Just four years after its start, Let’s Try has become a top D2C food and beverage brand in India. Founder Nitin Kalra says they’re on pace to close this fiscal year with about ₹230 crore in revenue, a big jump from last year’s ₹65 crore. They’re aiming for almost four times that in the next year, making them a D2C startup to watch.
To support this growth, Let’s Try will invest close to ₹100 crore in four new manufacturing plants across India, expanding from their current Delhi site. They’re planning new plants in Bengaluru, the Mumbai–Pune area, and one in western India for exports. This move is all about maintaining fresh products, speed, and quality, which are key in the D2C food market.
Unlike many D2C brands that outsource, Let’s Try handles all its own manufacturing. This lets them use better ingredients, like groundnut oil, while keeping a close watch on quality and taste. This hands-on approach shows a shift in D2C, where operations are as important as marketing.
The company also plans to grow its sales channels. Currently, about 80% of Let’s Try’s revenue is online, but they want to shift to a 60:40 online-offline balance. They’ll focus on general trade, modern trade, railways, airlines, and local retail to reach more people. This strategy acknowledges that physical stores still matter for repeat food purchases.
Let’s Try is also trying new things, like cloud kitchens that offer Indian snacks cooked in groundnut oil and ghee. They plan to open branded stores next year, expanding their D2C presence beyond online sales.
What makes Let’s Try stand out is its focus on being profitable while growing. The company says it has been profitable since its first year, operating on single-digit margins and putting earnings back into R&D, production, and distribution. This money-smart model is getting attention from investors.
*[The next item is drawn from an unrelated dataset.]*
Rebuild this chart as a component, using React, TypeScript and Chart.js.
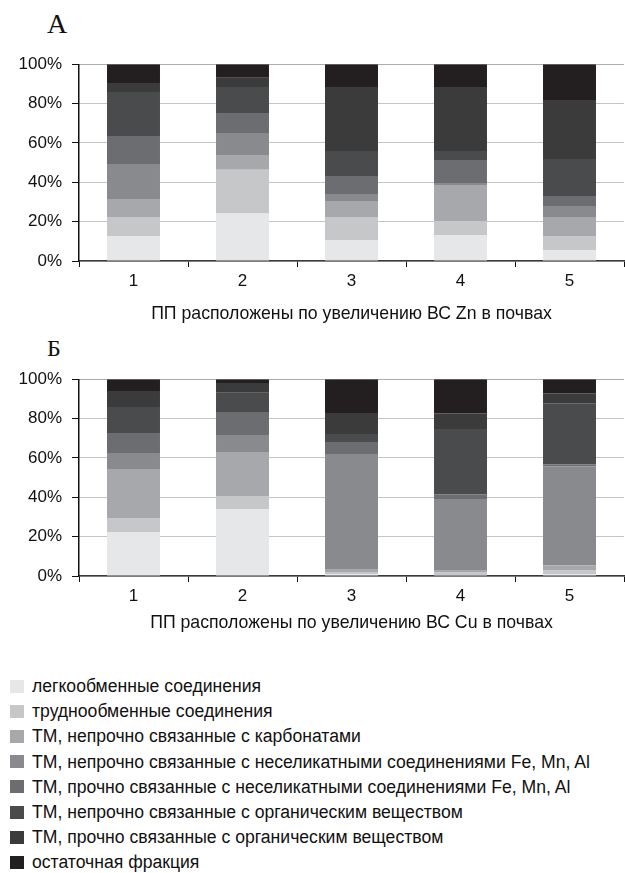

Despite interest from big FMCG companies, Let’s Try isn’t rushing into any deals. The leadership thinks they can grow more on their own before considering any partnerships. As they get ready to go public by 2028, Let’s Try is building itself as a strong, sustainable brand for the long haul.
Let’s Try’s story shows a new kind of Indian consumer brand: one that focuses on manufacturing, uses both online and offline channels, is profitable, and has big goals. If they can keep it up, their ₹1,000 crore revenue goal could set a new standard for D2C food brands in India.